Sunday, October 14, 2007

Damn Yankees

When I first moved to North Carolina, I found myself living in a town called Whiteville. From the moment I arrived in town I felt the icy stares of the local people, burning through every inch of my body. I seemed to be the center of attention walking through the local Wal-Mart. “You ain’t from around here” was the most common statement I received when trying to communicate with people in town. For some time I could not figure out why it was that wherever I went, people would only stare at me. No one introduced themselves to me, no one welcomed me to the neighborhood, and no one said more than two words to me. I knew I did not fit in with my Red Sox hat, dry accent, and rushed walk. I am what is known as a Damn Yankee. I don’t play baseball and I wasn’t a member of the band. I just happen to come from the Northern part of the country.

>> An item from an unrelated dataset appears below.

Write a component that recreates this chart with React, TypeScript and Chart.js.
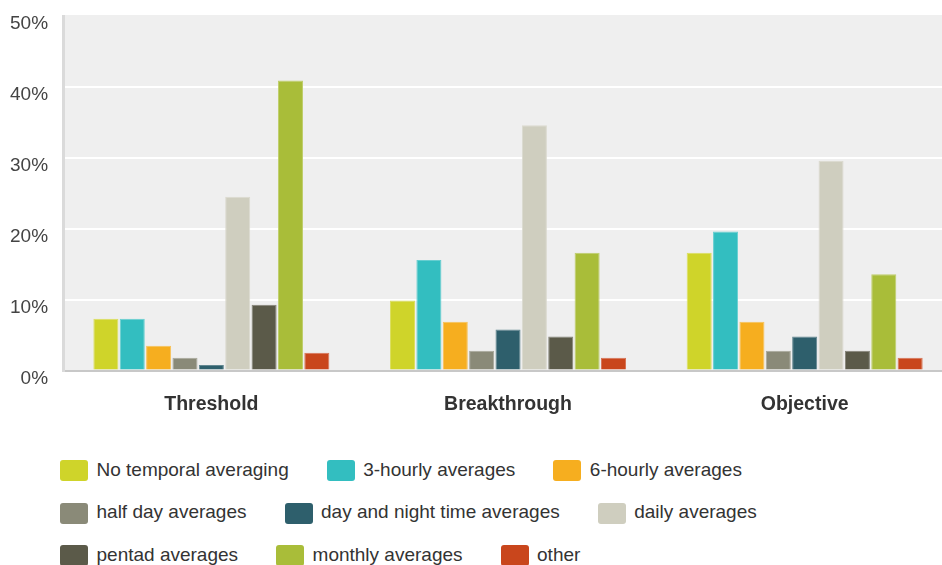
import React, { useEffect, useRef } from 'react';
import { Chart, registerables } from 'chart.js';

Chart.register(...registerables);

const categories = ['Threshold', 'Breakthrough', 'Objective'];

const seriesNames = [
  'No temporal averaging',
  '3-hourly averages',
  '6-hourly averages',
  'half day averages',
  'day and night time averages',
  'daily averages',
  'pentad averages',
  'monthly averages',
  'other',
];

const seriesColors = [
  '#cfd42a',
  '#33bec0',
  '#f6ae1f',
  '#8a8a78',
  '#2e5f6c',
  '#cfcebf',
  '#5b5a49',
  '#a9bd39',
  '#c9461c',
];

const noTemporalAveraging = [7.3, 9.9, 16.6];
const threeHourly = [7.3, 15.6, 19.6];
const sixHourly = [3.5, 6.9, 6.9];
const halfDay = [1.8, 2.8, 2.8];
const dayAndNight = [0.8, 5.8, 4.8];
const daily = [24.5, 34.6, 29.6];
const pentad = [9.3, 4.8, 2.8];
const monthly = [40.9, 16.6, 13.6];
const other = [2.5, 1.8, 1.8];

const seriesValues = [
  noTemporalAveraging,
  threeHourly,
  sixHourly,
  halfDay,
  dayAndNight,
  daily,
  pentad,
  monthly,
  other,
];

const yTickValues = [0, 10, 20, 30, 40, 50];

const FONT = "'Liberation Sans', Arial, sans-serif";

function lighten(hex: string, amt: number): string {
  const n = parseInt(hex.slice(1), 16);
  const r = (n >> 16) & 255;
  const g = (n >> 8) & 255;
  const b = n & 255;
  const m = (c: number) => Math.round(c + (255 - c) * amt);
  return `rgb(${m(r)},${m(g)},${m(b)})`;
}

const plotBackground = {
  id: 'plotBackground',
  beforeDraw(chart: any) {
    const { ctx, chartArea } = chart;
    ctx.save();
    ctx.fillStyle = '#efefef';
    ctx.fillRect(chartArea.left, chartArea.top - 1, chartArea.right - chartArea.left, chartArea.bottom - chartArea.top + 1);
    ctx.restore();
  },
};

export default function App() {
  const canvasRef = useRef<HTMLCanvasElement | null>(null);

  useEffect(() => {
    if (!canvasRef.current) return;
    const chart = new Chart(canvasRef.current, {
      type: 'bar',
      data: {
        labels: categories,
        datasets: seriesNames.map((name, i) => ({
          label: name,
          data: seriesValues[i],
          backgroundColor: seriesColors[i],
          borderColor: lighten(seriesColors[i], 0.25),
          borderWidth: 1,
          categoryPercentage: 0.8,
          barPercentage: 0.95,
        })),
      },
      options: {
        animation: false,
        responsive: false,
        layout: { padding: { left: 10, right: 7, top: 0, bottom: 5 } },
        plugins: {
          legend: { display: false },
          tooltip: { enabled: false },
        },
        scales: {
          x: {
            grid: { display: false, drawTicks: false },
            border: { display: true, color: '#c8c8c8', width: 2 },
            ticks: {
              padding: 22,
              color: '#333333',
              font: { family: FONT, size: 19.5, weight: 'bold' },
            },
          },
          y: {
            min: 0,
            max: 50,
            afterBuildTicks: (scale: any) => {
              scale.ticks = yTickValues.map((v) => ({ value: v }));
            },
            grid: {
              drawTicks: false,
              lineWidth: 2,
              color: (ctx: any) =>
                ctx.tick && (ctx.tick.value === 50 || ctx.tick.value === 0) ? 'rgba(0,0,0,0)' : '#ffffff',
            },
            border: { display: true, color: '#dadada', width: 3 },
            ticks: {
              padding: 15,
              color: '#444444',
              font: { family: FONT, size: 19, lineHeight: '16px' },
              callback: (v: any) => ['', `${v}%`],
            },
          },
        },
      },
      plugins: [plotBackground],
    } as any);
    return () => chart.destroy();
  }, []);

  return (
    <div
      style={{
        position: 'absolute',
        left: 0,
        top: 0,
        width: 942,
        height: 565,
        overflow: 'hidden',
        background: '#ffffff',
      }}
    >
      <canvas
        ref={canvasRef}
        width={975}
        height={458}
        style={{ display: 'block', position: 'absolute', left: -15, top: -15 }}
      />
      <div
        style={{
          position: 'absolute',
          left: 60,
          top: 460,
          width: 880,
          display: 'flex',
          flexWrap: 'wrap',
          columnGap: 38,
          rowGap: 21.5,
        }}
      >
        {seriesNames.map((name, i) => (
          <div key={name} style={{ display: 'flex', alignItems: 'center', height: 21 }}>
            <span
              style={{
                display: 'inline-block',
                width: 28,
                height: 21,
                borderRadius: 3,
                background: seriesColors[i],
                marginRight: 8.5,
              }}
            />
            <span
              style={{
                fontFamily: FONT,
                fontSize: 19,
                color: '#333333',
                whiteSpace: 'nowrap',
                position: 'relative',
                top: -1,
              }}
            >
              {name}
            </span>
          </div>
        ))}
      </div>
    </div>
  );
}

In Whiteville, everybody knows everybody. The older residents all grew up with each other. On Sunday mornings, the town seems deserted because everyone is in church. I lived alone in Whiteville for eight months, and very few people ever warmed up to me. Since I worked 40 miles out of town, it was difficult to find people to hang out with up in Whiteville. I was actually quite shocked at how rude people were to me for no other reason other than the fact that they didn’t know who I was. I saw the ugly side of many good people, but most of all I saw their fear.

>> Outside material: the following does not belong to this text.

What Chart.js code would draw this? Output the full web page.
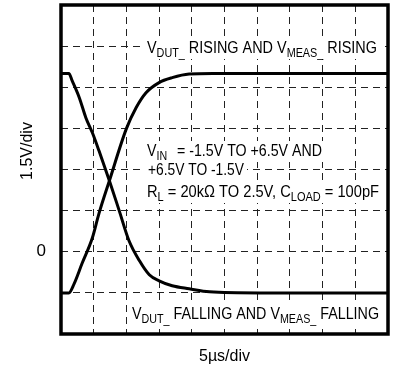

Another few months passed and I found myself working in Whiteville, due to a job transfer. After a month of working with some of the residents, I gained some good friends, people I still keep in touch with today. Once people got a chance to know me and work with me, the stereotypes that I was oppressed for became nothing more than wise cracks. As for the rest of the town, I never won any popularity contests but I think the town residents got a little more comfortable with me being around. Even when I go back and visit today, I still get a few stares from unfamiliar people, but I don’t even pay attention. What was once uncomfortable to me has come to be expected.

Human beings are naturally curious. There is nothing wrong with curiosity but when combined with fear, the mix of emotions can be dangerous. I have seen several different stereotypes and experienced many. The truth of the matter is that people are the same all over. I find that people rarely travel out of their comfort zone by themselves. Fear controls their lives and in many ways prevents them from experiencing new aspects of life. But to me, none of it matters. The only thing that matters to me is how I perceive my existence, not how others do.